Monsters in Your Carrots? Good...


Developer Maple Powered Games
Publisher Merge
Genre Farming simulator, dungeon crawler
Platforms PS4, Steam (reviewed) Switch
Release Date August 31, 2021

From the developers of Alexx Kid in Miracle World DX comes Monster Harvest, a dungeon crawling, farming simulator by Maple Powered Games. Players are a new kid visiting uncle on his old farm house. But uncle has revolutionized farming and living by utilizing monsters. In this 2D, top-down game, farming plants, creating and battling monsters, and collecting resources for the sake of exploring the town’s only dungeon. 

Content Guide

Violence: Monster battles take place like Pokemon battles. They are simplistic and flashy, but that’s it. 


The idea that the dungeon crawling and farming combo exist in one game sounds weird to me. I haven’t played any farm simulators, so it doesn’t seem like a norm. But if I’m wrong then readers are more than welcome to comment below and tell me more.

Players take control of a palette swap of four character options: white girl or boy, black girl or boy. The slice-of-life game then begins with speaking to uncle, and obtaining some farming equipment. It takes a couple of recurring days; cleaning the yard, running out of energy, exploring the town, and sleeping to get anywhere. Among learning how to shop, gather, give gifts, and raise relationships, players will eventually get the chance to use Planimals, animals mutated from vegetation through weird slimes. Once you have a Planimal, you are granted access to the dungeon, which is procedurally generated to have different rooms and layouts each time you visit. 

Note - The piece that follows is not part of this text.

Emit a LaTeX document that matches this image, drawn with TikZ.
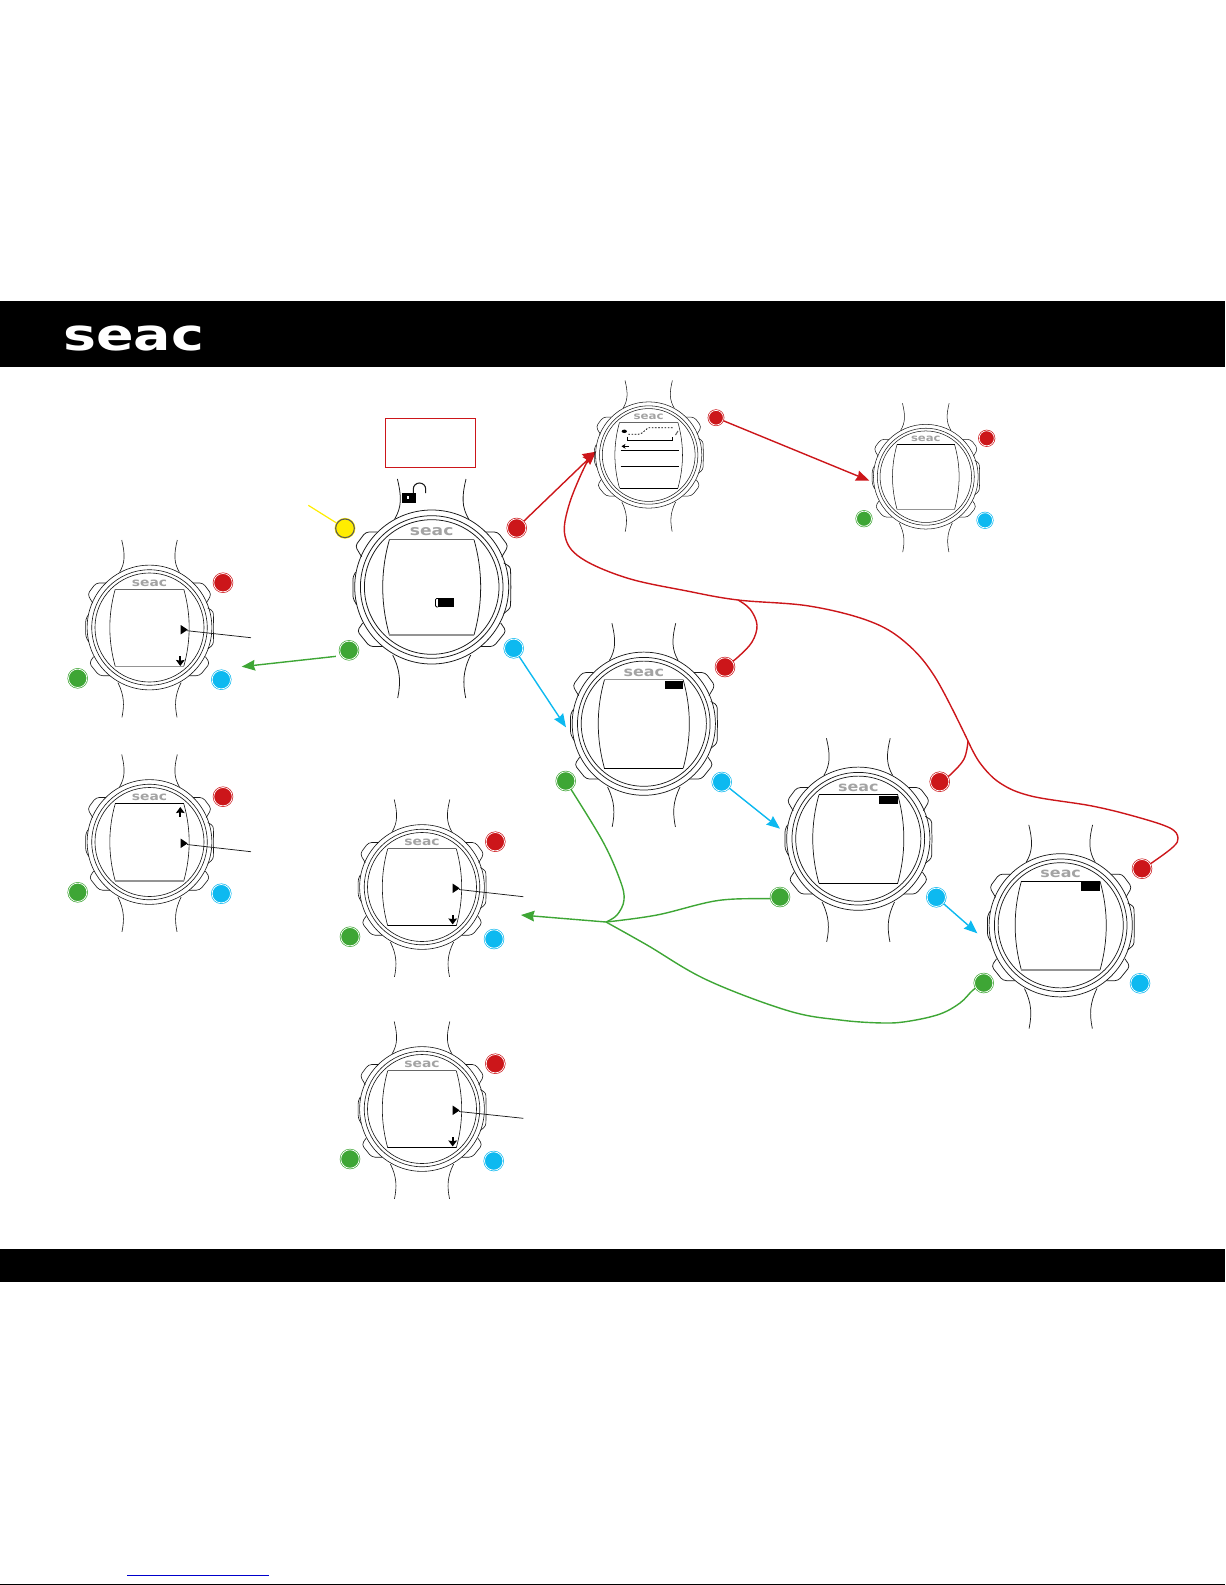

Dungeon crawling involves collecting resources you won’t find outside the cave, and fighting monsters. Players can enter battling, or avoid the monster on the field if they wish. This can be nice during the beginning since the Planimals are level one. They can fight once, before they’re too low health. There is no initial healing option, so the crawl in dungeon crawling will be literal. Planimals can level up, only by dying and becoming souls for the soil. 

So, Monster Harvest soon adds a new cycle of farming planimals, killing planimals, buying more seeds, and repeating. This process at the beginning is very slow; five plus hours slow. The shop only sells two types of plants during the seasons, and players can plant multiples, but only bring one of each type into the dungeon. 

Monster Harvest also has a level up system for the player. Every level gives a new recipe for constructing items. The first item is a treasure chest, followed by a fence, and wooden path, etc. In my opinion, these beginning items were not bad, but also not necessary for speeding things up. Fences and paths only bring visual appeal, they don’t negate the appearance of rocks or trees. While running around, and toiling away at the click festival of watering my plants, the NPC’s kept talking about irrigation pipes. But the recipe is at level 11, and the materials are on the second floor of the dungeon. I had to look these facts up, since I needed to know how much longer I would have to grind out leveling. The game seems to streamline itself well after need.

And this is just an observation, but the main character appears to be asthmatic. They breathe as if standing is the last thing they can do.

Despite the pleasant concept of mutant animal plants, Monster Harvest doesn’t seem to offer anything unique. I even forgot it’s name, confusing it with Monster Rancher half the time. I realize I don’t play farming simulators, but I’ve seen playthroughs of Stardew Valley, and I’ve played Pokemon. I believe I’ll stick with them for the time being. Much like the destroyed garden in it’s opening, Monster Harvest has a bit of tilling to do. 

The Bottom Line


Not respectful of time, and not quite it's own game yet.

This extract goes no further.